By Nick Mulvenney
SYDNEY (Reuters) – China can expect a host nation bump in the medals table at next year’s Winter Olympics but predicting exactly how well they will do in Beijing is proving an unprecedented challenge for Simon Gleave and his team.
Head of sports analysis at Nielsen’s Gracenote, Gleave has used results data to forecast the medals table for every Olympics since 2012 but the global health crisis has thrown a spanner in the works.
While adjustments were successfully made for the impact of the COVID-19 pandemic ahead of the Tokyo Olympics this year, Gleave is now wrestling with the fact that most Chinese winter sports athletes have not competed internationally for two years.
“With China you have the double situation that they are the host nation so presumably they are going to do better than last time,” he told Reuters from the Netherlands.
“But also they have very little experience in winter sports so any investments they’ve made to improve this, we just can’t see because the data isn’t there.
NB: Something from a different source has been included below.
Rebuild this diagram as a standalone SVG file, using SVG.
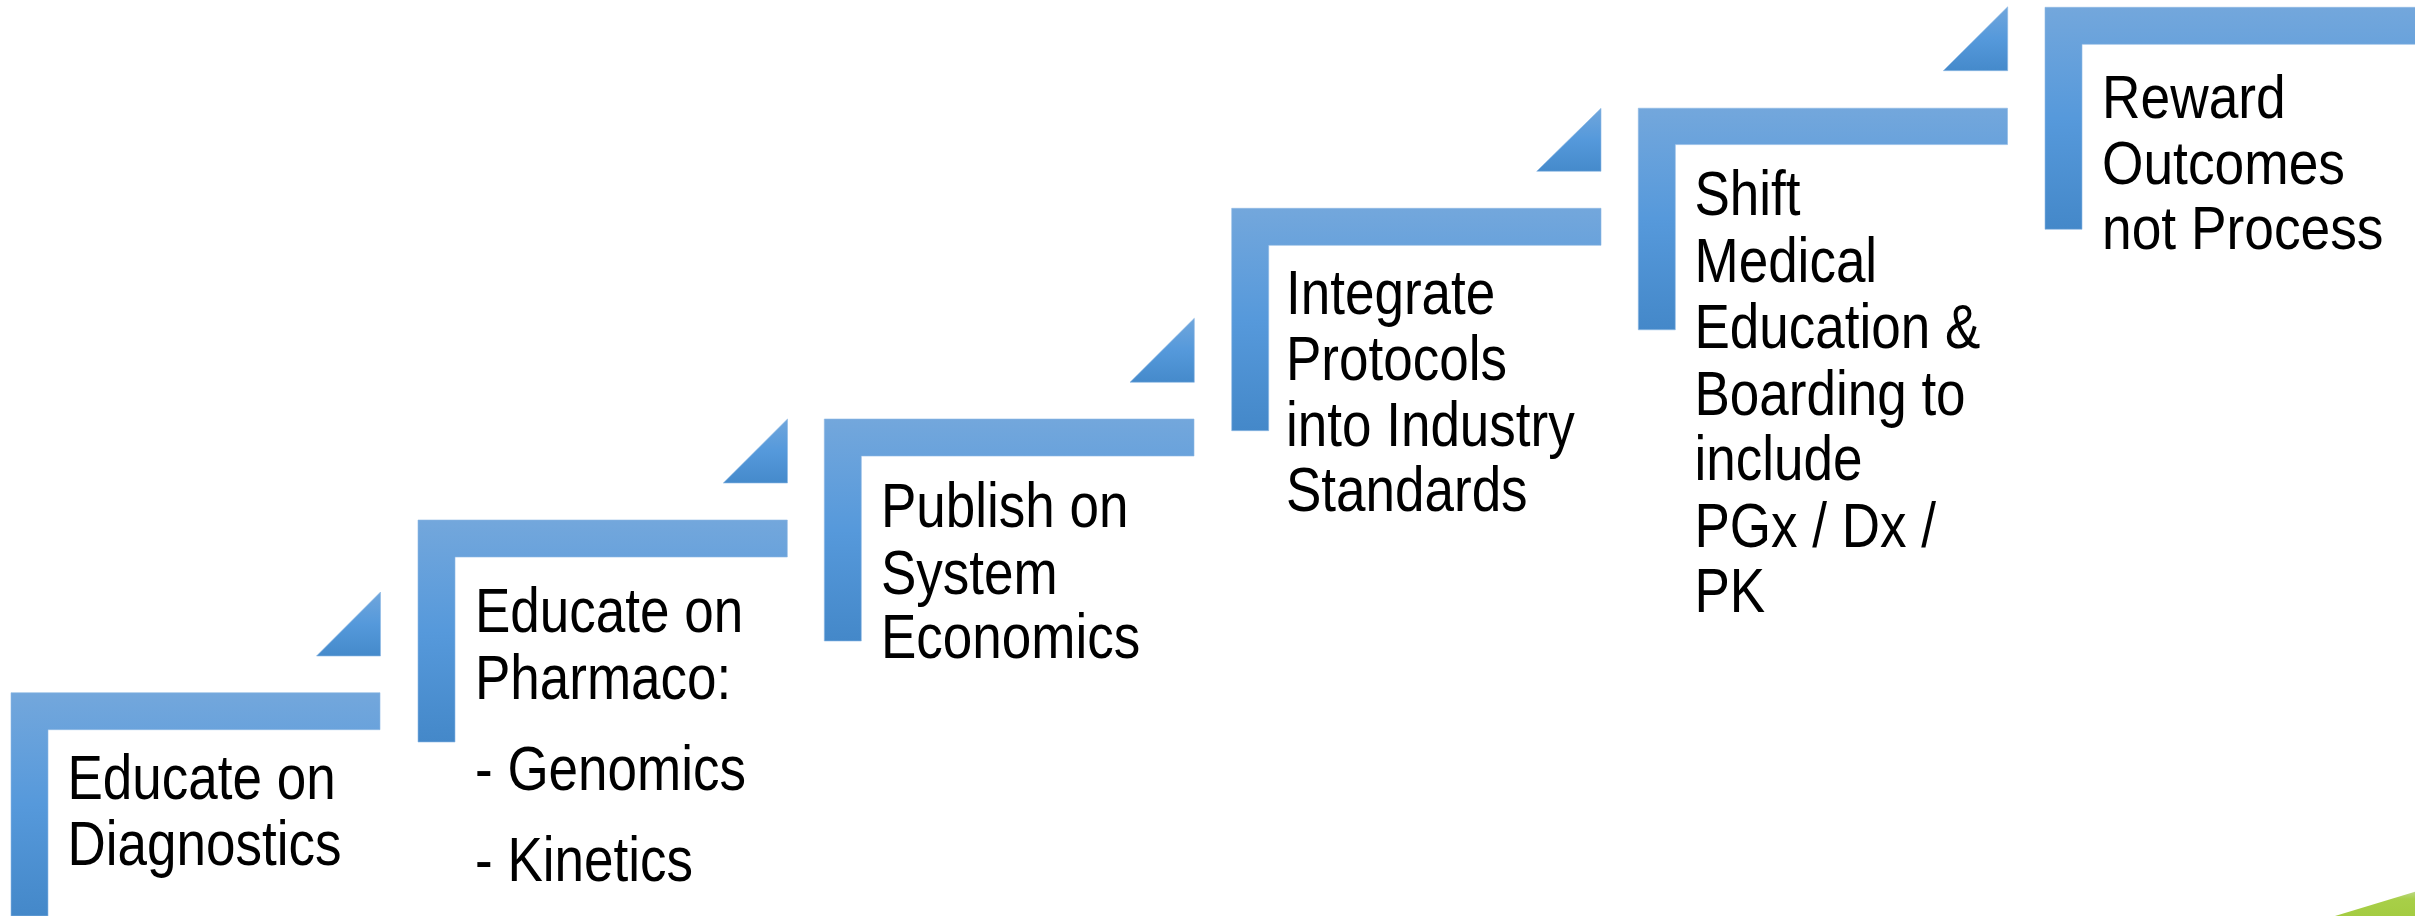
<svg xmlns="http://www.w3.org/2000/svg" width="2415" height="916" viewBox="0 0 2415 916">
<defs>
<linearGradient id="gL" x1="0" y1="0" x2="0" y2="1">
<stop offset="0" stop-color="#73A7DC"/>
<stop offset="0.5" stop-color="#5699DB"/>
<stop offset="1" stop-color="#4488C9"/>
</linearGradient>
<linearGradient id="gT" x1="0" y1="0" x2="0" y2="1">
<stop offset="0" stop-color="#70A6DC"/>
<stop offset="0.5" stop-color="#5599DB"/>
<stop offset="1" stop-color="#458ACB"/>
</linearGradient>
<linearGradient id="gG" x1="0" y1="0" x2="0" y2="1">
<stop offset="0" stop-color="#BCD886"/>
<stop offset="0.3" stop-color="#A8CF48"/>
<stop offset="1" stop-color="#A4CC42"/>
</linearGradient>
</defs>
<style>
.bar{fill:url(#gL);stroke:#8DB9E4;stroke-width:1;stroke-opacity:0.6}
.tri{fill:url(#gT);stroke:#8DB9E4;stroke-width:1;stroke-opacity:0.6}
.lbl{font-family:"Liberation Sans",Arial,sans-serif;font-size:62px;fill:#000}
</style>
<g id="connectors"></g>
<g id="step1">
<path class="bar" d="M11 692.7 H380 V729.7 H48 V916 H11 Z"/>
<path class="tri" d="M316.5 656 L380.5 592 V656 Z"/>
<text class="lbl" transform="translate(67.5,0) scale(0.855,1)"><tspan x="0" y="799">Educate on</tspan><tspan x="0" y="865.5">Diagnostics</tspan></text>
</g>
<g id="step2">
<path class="bar" d="M418 520 H787.3 V557 H455 V742 H418 Z"/>
<path class="tri" d="M723.3 483 L787.5 419 V483 Z"/>
<text class="lbl" transform="translate(475,0) scale(0.855,1)"><tspan x="0" y="632">Educate on</tspan><tspan x="0" y="699">Pharmaco:</tspan><tspan x="0" y="790">- Genomics</tspan><tspan x="0" y="881.5">- Kinetics</tspan></text>
</g>
<g id="step3">
<path class="bar" d="M824.3 419 H1194 V456 H861.3 V641 H824.3 Z"/>
<path class="tri" d="M1130 382.3 L1194.3 318.3 V382.3 Z"/>
<text class="lbl" transform="translate(881,0) scale(0.855,1)"><tspan x="0" y="527.5">Publish on</tspan><tspan x="0" y="594">System</tspan><tspan x="0" y="658.5">Economics</tspan></text>
</g>
<g id="step4">
<path class="bar" d="M1231.7 208.3 H1601 V245.3 H1268.7 V430.7 H1231.7 Z"/>
<path class="tri" d="M1536.7 171.3 L1601 108.3 V171.3 Z"/>
<text class="lbl" transform="translate(1286,0) scale(0.855,1)"><tspan x="0" y="314">Integrate</tspan><tspan x="0" y="380.5">Protocols</tspan><tspan x="0" y="446.5">into Industry</tspan><tspan x="0" y="511.5">Standards</tspan></text>
</g>
<g id="step5">
<path class="bar" d="M1638.3 108.2 H2007.5 V144.6 H1675.3 V329.8 H1638.3 Z"/>
<path class="tri" d="M1943.3 70.7 L2007.7 6.8 V70.7 Z"/>
<text class="lbl" transform="translate(1694.5,0) scale(0.855,1)"><tspan x="0" y="215">Shift</tspan><tspan x="0" y="282.5">Medical</tspan><tspan x="0" y="348.5">Education &amp;</tspan><tspan x="0" y="415">Boarding to</tspan><tspan x="0" y="480.5">include</tspan><tspan x="0" y="546.7">PGx / Dx /</tspan><tspan x="0" y="612.3">PK</tspan></text>
</g>
<g id="step6">
<path class="bar" d="M2045 7.3 H2416 V44.3 H2082 V229.3 H2045 Z"/>
<text class="lbl" transform="translate(2102,0) scale(0.86,1)"><tspan x="0" y="118.5">Reward</tspan><tspan x="0" y="184">Outcomes</tspan><tspan x="0" y="249.5">not Process</tspan></text>
</g>
<g id="corner">
<path d="M2335 916 L2415 891.7 V916 Z" fill="url(#gG)"/>
</g>
</svg>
I don’t think we’ve ever had a situation like this before.”
Gracenote uses data from previous Olympics, World Championships and World Cups to feed a statistical model that forecasts the most likely gold, silver and bronze medallist in each event.
They adjust the model for the host nation because of the heavy investment in sports development that countries usually deploy to ensure a strong showing at their own Games.
China, for example, won 32 golds and 63 total medals at the 2004 Summer Olympics but soared to the top of the table with 48 golds and a total tally of 100 medals on home soil in Beijing four years later.
In addition to the investment element, Gracenote finessed their model after the 2012 London Olympics when British athletes they had forecast to win minor medals walked away with golds.
“The number of medals we predicted was about right but in the number of golds, we were quite far off,” he added.
“It would be just speculation to try and work out what it is. But it is happening and that’s why we adjust for it. And it works out well.”
China are not, of course, nearly as strong a power in the Winter Olympics as they are at Summer Games.
They claimed a solitary gold medal through short track skater Wu Dajing in Pyeongchang in 2018 and the Gracenote forecast for Beijing sees that tally improving to four.
In total medals, China’s forecast tally of six on last month’s initial table was raised to eight on Wednesday.
Gleave is hoping to see plenty of Chinese athletes competing in the international winter sports season over the next three months before Gracenote publishes its final prediction.
“The feeling is that this is still too low and the hope is the Chinese athletes will compete in this World Cup circuit,” he said.
“Clearly, when they haven’t really done anything for two years we’re missing out on what we would normally see from the investment they have made.”